═════ RECORDS SUPPLIED

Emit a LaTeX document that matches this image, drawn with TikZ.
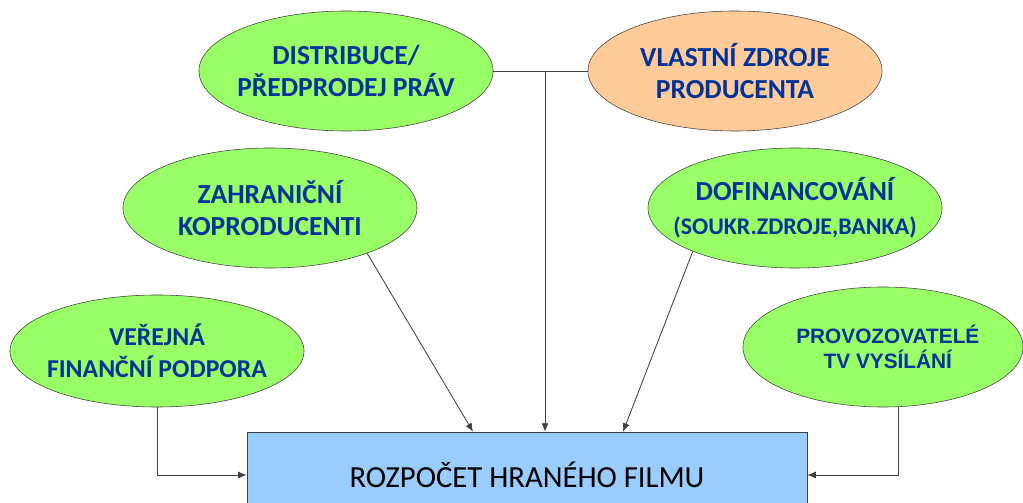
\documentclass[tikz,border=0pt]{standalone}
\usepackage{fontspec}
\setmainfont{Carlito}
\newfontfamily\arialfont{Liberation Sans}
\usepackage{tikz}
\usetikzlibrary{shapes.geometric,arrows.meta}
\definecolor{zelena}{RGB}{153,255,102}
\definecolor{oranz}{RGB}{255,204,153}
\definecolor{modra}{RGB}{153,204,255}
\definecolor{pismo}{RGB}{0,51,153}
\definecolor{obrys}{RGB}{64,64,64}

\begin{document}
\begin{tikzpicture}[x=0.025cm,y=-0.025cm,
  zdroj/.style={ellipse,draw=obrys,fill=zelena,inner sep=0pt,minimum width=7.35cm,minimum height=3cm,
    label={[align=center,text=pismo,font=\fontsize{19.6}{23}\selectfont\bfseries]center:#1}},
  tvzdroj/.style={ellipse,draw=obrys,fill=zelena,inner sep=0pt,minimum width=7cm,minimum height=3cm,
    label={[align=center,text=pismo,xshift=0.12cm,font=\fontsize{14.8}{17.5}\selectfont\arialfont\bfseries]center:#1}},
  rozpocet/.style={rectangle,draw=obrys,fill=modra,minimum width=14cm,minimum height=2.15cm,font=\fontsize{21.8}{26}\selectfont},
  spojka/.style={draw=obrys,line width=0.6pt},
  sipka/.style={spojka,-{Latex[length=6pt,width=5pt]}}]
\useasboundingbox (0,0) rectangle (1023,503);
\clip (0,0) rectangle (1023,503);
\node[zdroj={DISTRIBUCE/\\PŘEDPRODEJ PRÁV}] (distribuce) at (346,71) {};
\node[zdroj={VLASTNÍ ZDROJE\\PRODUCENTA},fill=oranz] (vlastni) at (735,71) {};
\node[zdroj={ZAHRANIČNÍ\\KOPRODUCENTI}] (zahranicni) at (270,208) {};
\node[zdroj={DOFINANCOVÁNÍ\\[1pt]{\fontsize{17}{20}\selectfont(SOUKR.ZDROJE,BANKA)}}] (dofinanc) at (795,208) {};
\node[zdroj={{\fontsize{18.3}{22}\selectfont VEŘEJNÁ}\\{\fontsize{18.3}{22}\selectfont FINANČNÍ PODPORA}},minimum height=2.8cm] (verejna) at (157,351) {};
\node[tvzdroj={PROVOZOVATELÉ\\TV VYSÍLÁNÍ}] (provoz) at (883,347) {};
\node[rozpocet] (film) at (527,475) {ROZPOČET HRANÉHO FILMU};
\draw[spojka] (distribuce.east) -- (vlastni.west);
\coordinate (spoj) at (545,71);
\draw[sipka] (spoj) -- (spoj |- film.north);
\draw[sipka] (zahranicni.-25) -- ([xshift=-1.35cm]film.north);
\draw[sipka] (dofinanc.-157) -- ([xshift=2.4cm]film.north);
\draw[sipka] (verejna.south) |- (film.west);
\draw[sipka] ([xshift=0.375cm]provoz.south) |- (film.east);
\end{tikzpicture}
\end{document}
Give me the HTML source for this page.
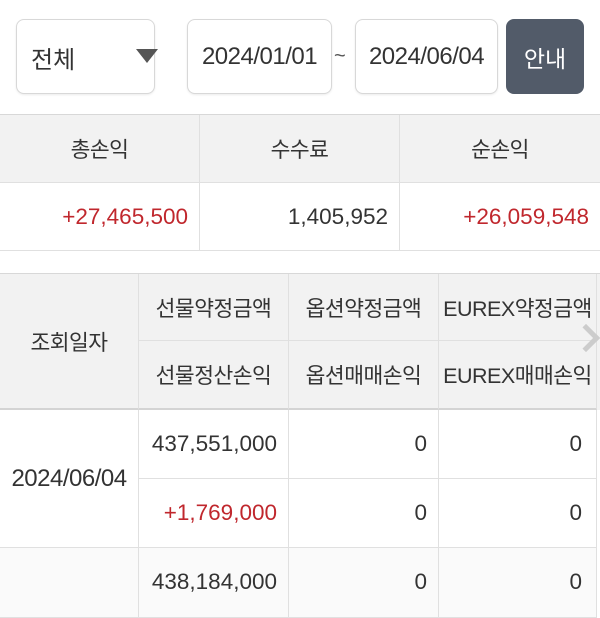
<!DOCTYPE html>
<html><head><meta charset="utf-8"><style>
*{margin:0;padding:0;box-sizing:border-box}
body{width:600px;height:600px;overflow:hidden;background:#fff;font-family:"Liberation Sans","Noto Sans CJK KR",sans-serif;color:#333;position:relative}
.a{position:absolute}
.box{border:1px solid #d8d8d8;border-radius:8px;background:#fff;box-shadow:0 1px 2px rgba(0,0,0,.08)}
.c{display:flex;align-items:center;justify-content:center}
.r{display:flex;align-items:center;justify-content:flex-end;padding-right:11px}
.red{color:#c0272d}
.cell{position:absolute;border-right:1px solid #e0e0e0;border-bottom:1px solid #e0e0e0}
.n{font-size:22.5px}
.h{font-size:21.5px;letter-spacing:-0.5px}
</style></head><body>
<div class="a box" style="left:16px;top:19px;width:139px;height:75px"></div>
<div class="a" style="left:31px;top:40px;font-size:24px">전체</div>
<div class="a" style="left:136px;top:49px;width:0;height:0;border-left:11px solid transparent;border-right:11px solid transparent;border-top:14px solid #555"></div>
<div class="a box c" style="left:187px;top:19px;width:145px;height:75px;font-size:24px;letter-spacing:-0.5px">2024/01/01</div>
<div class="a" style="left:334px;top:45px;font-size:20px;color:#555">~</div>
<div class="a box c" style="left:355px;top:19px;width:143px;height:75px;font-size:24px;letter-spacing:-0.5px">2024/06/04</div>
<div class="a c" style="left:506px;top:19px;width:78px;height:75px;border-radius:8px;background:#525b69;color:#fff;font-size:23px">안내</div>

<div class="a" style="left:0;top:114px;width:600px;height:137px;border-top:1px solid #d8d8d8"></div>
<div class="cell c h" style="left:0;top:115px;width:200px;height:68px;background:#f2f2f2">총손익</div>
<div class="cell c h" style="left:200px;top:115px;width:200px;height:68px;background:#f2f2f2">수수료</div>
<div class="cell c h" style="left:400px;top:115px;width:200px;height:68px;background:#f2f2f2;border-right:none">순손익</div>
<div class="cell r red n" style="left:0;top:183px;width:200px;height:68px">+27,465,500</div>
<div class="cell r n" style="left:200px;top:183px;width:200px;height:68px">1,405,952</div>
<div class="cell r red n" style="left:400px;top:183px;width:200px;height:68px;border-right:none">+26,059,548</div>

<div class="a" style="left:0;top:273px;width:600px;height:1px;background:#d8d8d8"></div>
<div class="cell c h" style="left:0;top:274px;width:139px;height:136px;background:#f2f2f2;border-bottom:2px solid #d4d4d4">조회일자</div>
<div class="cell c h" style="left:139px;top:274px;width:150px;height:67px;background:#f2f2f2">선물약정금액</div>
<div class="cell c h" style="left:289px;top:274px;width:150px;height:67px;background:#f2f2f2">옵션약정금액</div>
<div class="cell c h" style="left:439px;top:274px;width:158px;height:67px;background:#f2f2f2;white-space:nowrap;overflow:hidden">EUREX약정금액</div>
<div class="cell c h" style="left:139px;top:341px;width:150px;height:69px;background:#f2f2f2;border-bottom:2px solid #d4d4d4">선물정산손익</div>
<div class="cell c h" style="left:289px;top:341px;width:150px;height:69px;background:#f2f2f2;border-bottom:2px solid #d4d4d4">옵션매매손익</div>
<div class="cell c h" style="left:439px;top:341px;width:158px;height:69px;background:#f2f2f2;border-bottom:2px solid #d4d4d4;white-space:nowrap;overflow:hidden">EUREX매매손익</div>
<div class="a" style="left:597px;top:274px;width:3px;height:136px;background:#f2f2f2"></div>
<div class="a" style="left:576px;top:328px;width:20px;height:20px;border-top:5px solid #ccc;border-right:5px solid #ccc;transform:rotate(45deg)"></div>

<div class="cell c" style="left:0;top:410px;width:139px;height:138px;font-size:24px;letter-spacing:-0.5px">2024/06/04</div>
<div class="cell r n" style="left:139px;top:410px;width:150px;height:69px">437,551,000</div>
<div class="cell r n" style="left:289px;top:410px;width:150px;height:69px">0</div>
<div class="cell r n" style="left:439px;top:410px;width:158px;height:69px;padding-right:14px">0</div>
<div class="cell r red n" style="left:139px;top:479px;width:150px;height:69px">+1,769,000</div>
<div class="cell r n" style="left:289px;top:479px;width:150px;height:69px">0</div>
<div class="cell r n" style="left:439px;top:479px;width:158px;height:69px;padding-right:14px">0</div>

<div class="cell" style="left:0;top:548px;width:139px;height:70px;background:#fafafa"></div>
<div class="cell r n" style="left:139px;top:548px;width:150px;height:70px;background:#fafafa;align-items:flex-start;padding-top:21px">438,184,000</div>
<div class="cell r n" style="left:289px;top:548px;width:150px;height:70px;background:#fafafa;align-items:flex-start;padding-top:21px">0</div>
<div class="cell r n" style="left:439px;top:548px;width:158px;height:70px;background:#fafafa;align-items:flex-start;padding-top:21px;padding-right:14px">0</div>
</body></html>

══════════

PROBLEM DESCRIPTION:
Where a line of the material above holds the string "this", copy that line.

WORKED ANSWER:
Emit a LaTeX document that matches this image, drawn with TikZ.
Give me the HTML source for this page.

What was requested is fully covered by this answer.